Binance, one of the world’s largest cryptocurrency exchanges, has announced an updated set of operational guidelines for market makers in a move aimed at boosting transparency and safeguarding user interests. The new framework outlines stricter standards for market-making activities, focusing on the early detection of practices that could disrupt healthy market functioning. The initiative is designed to provide clearer parameters for both project teams and market participants, setting out the responsibilities and boundaries crucial to robust and transparent trading environments.
Key risk indicators and rules for market makers
The updated guidelines provide a precise definition of the market maker’s role while outlining specific risk signals that require attention. Market makers, who contribute to market liquidity and ensure efficient price discovery by balancing buy and sell orders, wield significant influence over trading dynamics. Recognizing this, the guidelines emphasize the need for clear standards and robust accountability mechanisms.
Six core risk indicators are highlighted in the new framework, including token sales that contradict predetermined distribution plans, repeated large-scale sell orders in a single direction, and simultaneous sizable sales across multiple exchanges. Other flagged behaviors include trading volumes inconsistent with price movements, sharp price swings in illiquid markets, and imbalances between trading volume and available liquidity.

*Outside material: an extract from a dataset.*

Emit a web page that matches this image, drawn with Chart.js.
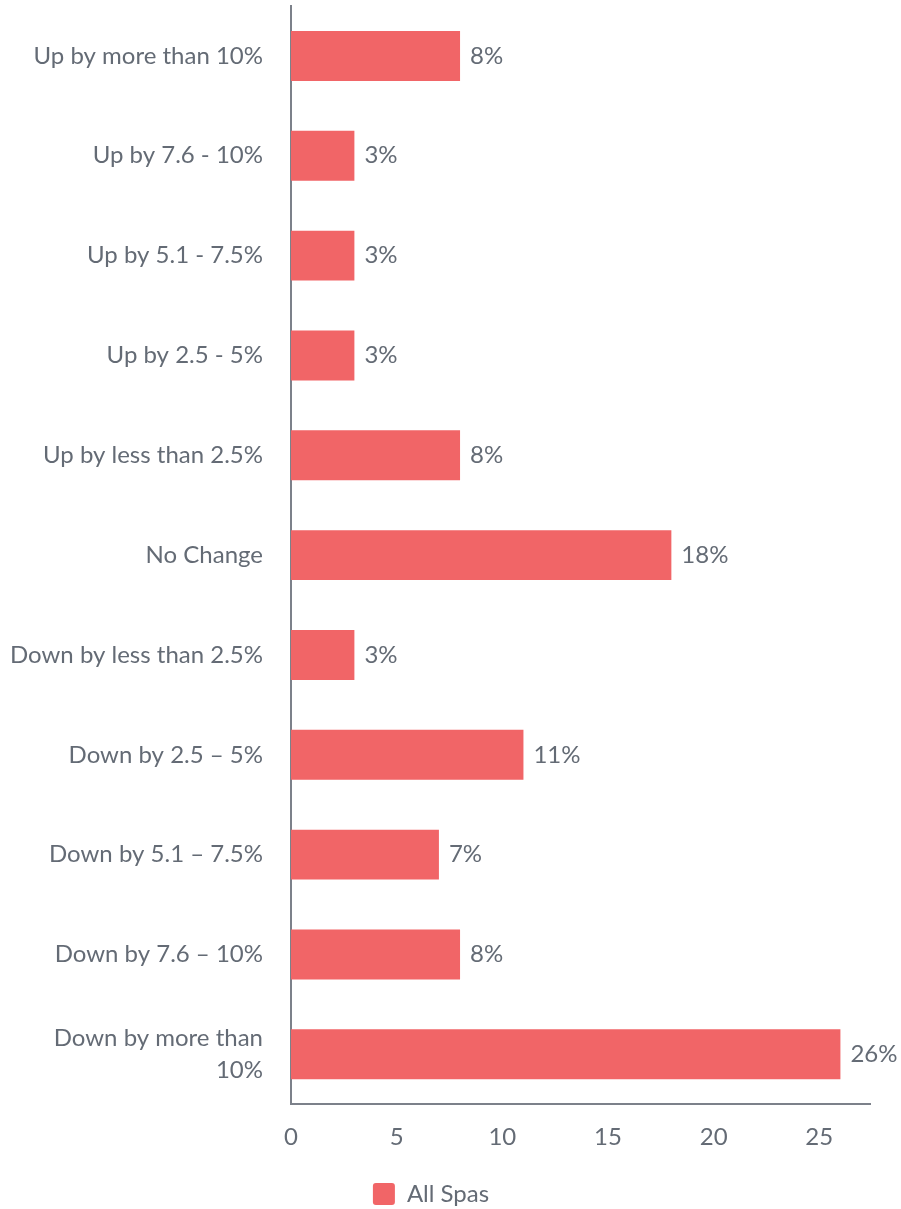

Such indicators may point to potential market manipulation or unhealthy price formation. Binance underlines that it will closely monitor these signals and intervene when necessary to ensure the integrity of the marketplace.
Stricter requirements for token listings and transparency
These new rules extend beyond trading conduct to encompass the entire token listing process. Projects seeking listings are now required to adhere strictly to their pre-established distribution schedules. Any token sale or distribution that deviates from the agreed plan will be disallowed, reinforcing discipline and predictability in token distribution.
The guidelines also stipulate that transactions exerting undue selling pressure on the market—especially those involving high-volume sales—will be classified as disruptive. Such activities will be monitored and, where necessary, subject to intervention to maintain market stability.
Furthermore, projects must disclose the legal identities of partnered market makers and clearly outline the terms of these agreements to the platform. Practices that could enable price manipulation or undermine market liquidity will not be tolerated. In addition, profit-sharing and guaranteed return arrangements between projects and market makers are now explicitly prohibited under the updated rules.
In cases where token lending agreements are in place, the exact scope of their usage must be clearly defined. This measure is intended to establish transparency in asset usage and prevent possible forms of abuse or misuse.
Binance’s in-house market surveillance system forms a core component of this new regime. The system is designed to detect unusual trading patterns and identify likely incidents of manipulation in advance, allowing the platform to take preemptive action to guard market integrity.
In a company statement, Binance emphasized that while market makers play a vital role in ensuring liquidity and trading efficiency, these privileges are accompanied by serious responsibilities.
“Market makers are crucial for liquidity and transactional efficiency. However, given the extent of their influence, establishing clear standards and ensuring accountability are essential. We will continue expanding information sharing so participants can make informed decisions in a more trustworthy setting,” Binance said in its statement.